A natureza é a principal evidência da existência de Deus, já que a natureza não se consegue explicar a ela própria. As leis da física são de conservação e entropia e não de criação.
As leis naturais não se conseguem explicar com base nas leis naturais, já que estas necessitariam sempre de explicação, a qual, em última análise não poderia ser buscada em leis naturais carecidas de explicação.

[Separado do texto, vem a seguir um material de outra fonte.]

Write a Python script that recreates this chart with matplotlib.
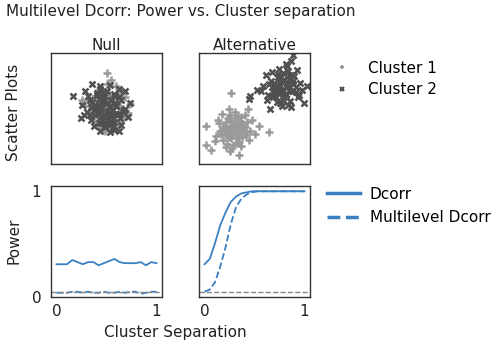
import numpy as np
import matplotlib.pyplot as plt
from matplotlib.lines import Line2D

# power curves
sep = np.linspace(0, 1, 20)
null_dcorr = [0.31, 0.31, 0.31, 0.35, 0.33, 0.31, 0.33, 0.33, 0.30, 0.32,
              0.34, 0.36, 0.33, 0.32, 0.32, 0.32, 0.33, 0.30, 0.33, 0.32]
null_mdcorr = [0.04, 0.04, 0.04, 0.05, 0.05, 0.04, 0.05, 0.04, 0.04, 0.05,
               0.04, 0.04, 0.05, 0.04, 0.05, 0.05, 0.03, 0.04, 0.05, 0.05]
alt_dcorr = [0.31, 0.36, 0.51, 0.68, 0.80, 0.90, 0.95, 0.98, 0.99, 1.0,
             1.0, 1.0, 1.0, 1.0, 1.0, 1.0, 1.0, 1.0, 1.0, 1.0]
alt_mdcorr = [0.05, 0.07, 0.14, 0.29, 0.47, 0.69, 0.85, 0.93, 0.97, 0.99,
              1.0, 1.0, 1.0, 1.0, 1.0, 1.0, 1.0, 1.0, 1.0, 1.0]
alpha_level = 0.05

# scatter samples (panel units 0-1)
null_c1_x = [0.28, 0.50, 0.54, 0.63, 0.71, 0.44, 0.37, 0.57, 0.48, 0.66, 0.40, 0.53, 0.59, 0.35,
             0.45, 0.50, 0.62, 0.43, 0.56, 0.49, 0.31, 0.67, 0.46, 0.58, 0.39, 0.52, 0.61, 0.41,
             0.44, 0.53, 0.61, 0.46, 0.57, 0.65, 0.40, 0.50, 0.33, 0.69, 0.54, 0.48, 0.58, 0.43, 0.62]
null_c1_y = [0.58, 0.82, 0.76, 0.65, 0.54, 0.63, 0.50, 0.45, 0.38, 0.42, 0.57, 0.55, 0.70, 0.44,
             0.32, 0.49, 0.52, 0.67, 0.60, 0.30, 0.52, 0.60, 0.46, 0.35, 0.40, 0.62, 0.47, 0.53,
             0.55, 0.58, 0.61, 0.42, 0.39, 0.48, 0.61, 0.72, 0.58, 0.46, 0.33, 0.65, 0.56, 0.48, 0.38]
null_c2_x = [0.20, 0.27, 0.61, 0.31, 0.37, 0.44, 0.53, 0.61, 0.67, 0.71, 0.35, 0.41, 0.48, 0.57,
             0.63, 0.40, 0.46, 0.52, 0.58, 0.32, 0.43, 0.50, 0.59, 0.66, 0.36, 0.45, 0.54, 0.62,
             0.39, 0.49, 0.56, 0.28, 0.44, 0.53, 0.69, 0.33, 0.48, 0.59, 0.41, 0.52, 0.37, 0.57,
             0.46, 0.63, 0.30, 0.50, 0.61, 0.43, 0.54, 0.45,
             0.40, 0.44, 0.48, 0.52, 0.56, 0.59, 0.43, 0.46, 0.50, 0.54, 0.58, 0.41, 0.45, 0.49,
             0.53, 0.57, 0.39, 0.61, 0.36, 0.65, 0.44, 0.50, 0.57, 0.48, 0.53, 0.35, 0.67, 0.46,
             0.54, 0.43]
null_c2_y = [0.61, 0.41, 0.30, 0.66, 0.72, 0.70, 0.71, 0.68, 0.66, 0.55, 0.58, 0.62, 0.60, 0.63,
             0.58, 0.52, 0.54, 0.51, 0.55, 0.47, 0.46, 0.48, 0.45, 0.49, 0.40, 0.42, 0.39, 0.41,
             0.34, 0.36, 0.33, 0.53, 0.30, 0.29, 0.42, 0.61, 0.57, 0.52, 0.50, 0.44, 0.56, 0.38,
             0.65, 0.35, 0.44, 0.40, 0.60, 0.37, 0.58, 0.50,
             0.44, 0.47, 0.43, 0.46, 0.49, 0.52, 0.53, 0.56, 0.55, 0.58, 0.61, 0.64, 0.37, 0.33,
             0.35, 0.31, 0.49, 0.45, 0.51, 0.47, 0.68, 0.66, 0.41, 0.62, 0.52, 0.44, 0.50, 0.40,
             0.43, 0.59]
alt_c1_x = [0.29, 0.06, 0.06, 0.63, 0.36, 0.11, 0.44, 0.54, 0.30, 0.15, 0.20, 0.24, 0.28, 0.32,
            0.37, 0.41, 0.46, 0.50, 0.18, 0.22, 0.26, 0.31, 0.35, 0.39, 0.43, 0.48, 0.21, 0.25,
            0.29, 0.34, 0.38, 0.42, 0.19, 0.27, 0.33, 0.40, 0.23, 0.30, 0.36, 0.45, 0.17, 0.26,
            0.32, 0.28, 0.35, 0.24, 0.38, 0.41, 0.14, 0.33,
            0.25, 0.28, 0.31, 0.34, 0.37, 0.27, 0.30, 0.33, 0.36, 0.22, 0.39, 0.29, 0.32, 0.26,
            0.35, 0.20, 0.42, 0.31, 0.24, 0.37]
alt_c1_y = [0.64, 0.17, 0.34, 0.29, 0.08, 0.13, 0.50, 0.34, 0.14, 0.25, 0.30, 0.38, 0.44, 0.41,
            0.36, 0.33, 0.30, 0.27, 0.37, 0.22, 0.28, 0.33, 0.28, 0.24, 0.38, 0.40, 0.45, 0.18,
            0.23, 0.19, 0.42, 0.26, 0.30, 0.50, 0.36, 0.31, 0.34, 0.27, 0.20, 0.22, 0.40, 0.31,
            0.47, 0.12, 0.33, 0.26, 0.16, 0.44, 0.21, 0.29,
            0.29, 0.34, 0.30, 0.35, 0.31, 0.24, 0.26, 0.23, 0.27, 0.33, 0.35, 0.39, 0.37, 0.41,
            0.43, 0.27, 0.29, 0.17, 0.15, 0.39]
alt_c2_x = [0.85, 0.46, 0.45, 0.52, 0.64, 0.95, 0.78, 0.83, 0.88, 0.60, 0.66, 0.71, 0.76, 0.81,
            0.86, 0.91, 0.58, 0.63, 0.68, 0.73, 0.79, 0.84, 0.90, 0.62, 0.67, 0.72, 0.77, 0.82,
            0.87, 0.70, 0.75, 0.80, 0.65, 0.74, 0.69, 0.78, 0.72, 0.85, 0.93, 0.61, 0.76, 0.89,
            0.68, 0.81, 0.74, 0.56, 0.97, 0.71, 0.79, 0.83,
            0.70, 0.73, 0.76, 0.79, 0.82, 0.72, 0.75, 0.78, 0.81, 0.68, 0.85, 0.74, 0.77, 0.71,
            0.80, 0.66, 0.87, 0.76, 0.69, 0.83, 0.79, 0.73]
alt_c2_y = [0.98, 0.61, 0.59, 0.67, 0.50, 0.55, 0.90, 0.93, 0.85, 0.80, 0.83, 0.78, 0.82, 0.77,
            0.79, 0.73, 0.70, 0.72, 0.68, 0.74, 0.70, 0.66, 0.62, 0.62, 0.60, 0.64, 0.60, 0.57,
            0.69, 0.56, 0.52, 0.53, 0.75, 0.66, 0.71, 0.63, 0.86, 0.72, 0.67, 0.58, 0.76, 0.60,
            0.65, 0.80, 0.55, 0.66, 0.70, 0.69, 0.73, 0.51,
            0.68, 0.71, 0.67, 0.72, 0.69, 0.63, 0.65, 0.62, 0.66, 0.73, 0.75, 0.78, 0.76, 0.81,
            0.84, 0.69, 0.65, 0.58, 0.60, 0.80, 0.88, 0.55]

blue = '#3a80c3'
light = '#9a9a9a'
dark = '#505050'
txt = '#222222'
W, H = 499, 346

fig = plt.figure(figsize=(4.99, 3.46), dpi=100)

def add_ax(left, top, w, h):
    return fig.add_axes([left / W, 1 - (top + h) / H, w / W, h / H])

ax_sn = add_ax(51, 53, 111, 111)
ax_sa = add_ax(199, 53, 111, 111)
ax_pn = add_ax(51, 186, 111, 111)
ax_pa = add_ax(199, 186, 111, 111)

for ax in [ax_sn, ax_sa, ax_pn, ax_pa]:
    for s in ax.spines.values():
        s.set_color('#333333')
        s.set_linewidth(1.0)

for ax, c1x, c1y, c2x, c2y, ttl in [(ax_sn, null_c1_x, null_c1_y, null_c2_x, null_c2_y, 'Null'),
                                     (ax_sa, alt_c1_x, alt_c1_y, alt_c2_x, alt_c2_y, 'Alternative')]:
    ax.plot(c1x, c1y, '+', color=light, markersize=6, mew=1.8)
    ax.plot(c2x, c2y, 'x', color=dark, markersize=5, mew=1.8)
    ax.set_xlim(0, 1)
    ax.set_ylim(0, 1)
    ax.set_xticks([])
    ax.set_yticks([])
    ax.set_title(ttl, fontsize=11, pad=1, color=txt)

for ax, d, m in [(ax_pn, null_dcorr, null_mdcorr), (ax_pa, alt_dcorr, alt_mdcorr)]:
    ax.plot(sep, d, '-', color=blue, linewidth=1.3)
    ax.plot(sep, m, '--', color=blue, linewidth=1.3)
    ax.axhline(alpha_level, color='#888888', linestyle='--', linewidth=1.0)
    ax.set_xlim(-0.055, 1.055)
    ax.set_ylim(0, 1.05)
    ax.set_xticks([0, 1])
    ax.set_xticklabels(['0', '1'])
    ax.tick_params(length=0, pad=5, labelsize=11, colors=txt)

ax_pn.set_yticks([0, 1])
ax_pn.set_yticklabels(['0', '1'])
ax_pn.tick_params(axis='y', pad=7)
ax_pa.set_yticks([])

fig.text(6 / W, 1 - 4 / H, 'Multilevel Dcorr: Power vs. Cluster separation',
         fontsize=11, va='top', ha='left', color=txt)
fig.text(14 / W, 1 - 112 / H, 'Scatter Plots', rotation=90, fontsize=11,
         va='center', ha='center', color=txt)
fig.text(14 / W, 1 - 241 / H, 'Power', rotation=90, fontsize=11,
         va='center', ha='center', color=txt)
fig.text(175 / W, 1 - 333 / H, 'Cluster Separation', fontsize=11,
         va='center', ha='center', color=txt)

h1 = [Line2D([], [], linestyle='', marker='+', color=light, markersize=3, mew=1.5),
      Line2D([], [], linestyle='', marker='x', color=dark, markersize=3, mew=1.5)]
fig.legend(h1, ['Cluster 1', 'Cluster 2'], loc='upper left', frameon=False,
           bbox_to_anchor=(321 / W, 1 - 47 / H), fontsize=11,
           handlelength=1.0, handletextpad=1.2, labelspacing=0.42)
h2 = [Line2D([], [], linestyle='-', color=blue, linewidth=2.5),
      Line2D([], [], linestyle='--', color=blue, linewidth=2.5)]
fig.legend(h2, ['Dcorr', 'Multilevel Dcorr'], loc='upper left', frameon=False,
           bbox_to_anchor=(313 / W, 1 - 173 / H), fontsize=11,
           handlelength=2.15, handletextpad=0.65, labelspacing=0.55)

fig.savefig('out.png', dpi=100)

A Bíblia apresenta Deus, repetidamente, como fonte de Luz. Por seu lado, Jesus disse: "Eu sou a luz do mundo. Quem me segue não andará em trevas, mas terá a luz da vida."
Anónimo das 11:22:
Mais do mesmo, do seu mestre (será?) Jónatas...
Luís Azevedo Rodrigues
Bem vista, foi a invenção dos óculos escuros!
guida martins
Ó anónimo!
Como é que você sabe que a natureza não se consegue explicar a ela própria? (tente responder sem citações da bíblia, se conseguir...)
Olhe que a ciência ainda não acabou!! E, para além disso, mesmo que o Homem nunca consiga explicar inteiramente a natureza, já lhe ocorreu que isso se poderá dever às obvias limitações do cerebro de mamifero que nós temos?
Ena! quem diria que o fósforo escureceu a alquimia... ilumine-se esse dia! :)
E eram avarentos os alquímicos... e sabe-se lá se cínicos! ;)
Esta insistência em associar pretensas riquezas... e espertezas!... a todos aqueles que não alinham pelos cânones do realismo materialista dito "científico", traz água no bico... Bem, espero que não haja cientistas ricos hoje em dia, como o Nobel outrora! :D
Mas considerando mesmo apenas a versão "química" da Alquimia - que é em essência uma visão filosófica espiritualista do universo - ainda há por aí alguns cientistas que não são lá muito alinhados com o "status quo", vá lá!
Ou ainda, o tal ideal da transmutação continua a sobreviver, muito particularmente no intrigante fenómeno das "transmutações biológicas", um conceito de novo trazido à ciência pelo cientista francês Louis Kervran e que continua a não ser admitido pela comunidade "mainstream", como seria de esperar.
Logo, não sei se o fósforo acabou mesmo lá com a tal raça, parece que eles voltaram com o cálcio... e será que querem massa?! ;)
I have never confused respect for science with the taboos imposed by intellectual conformism.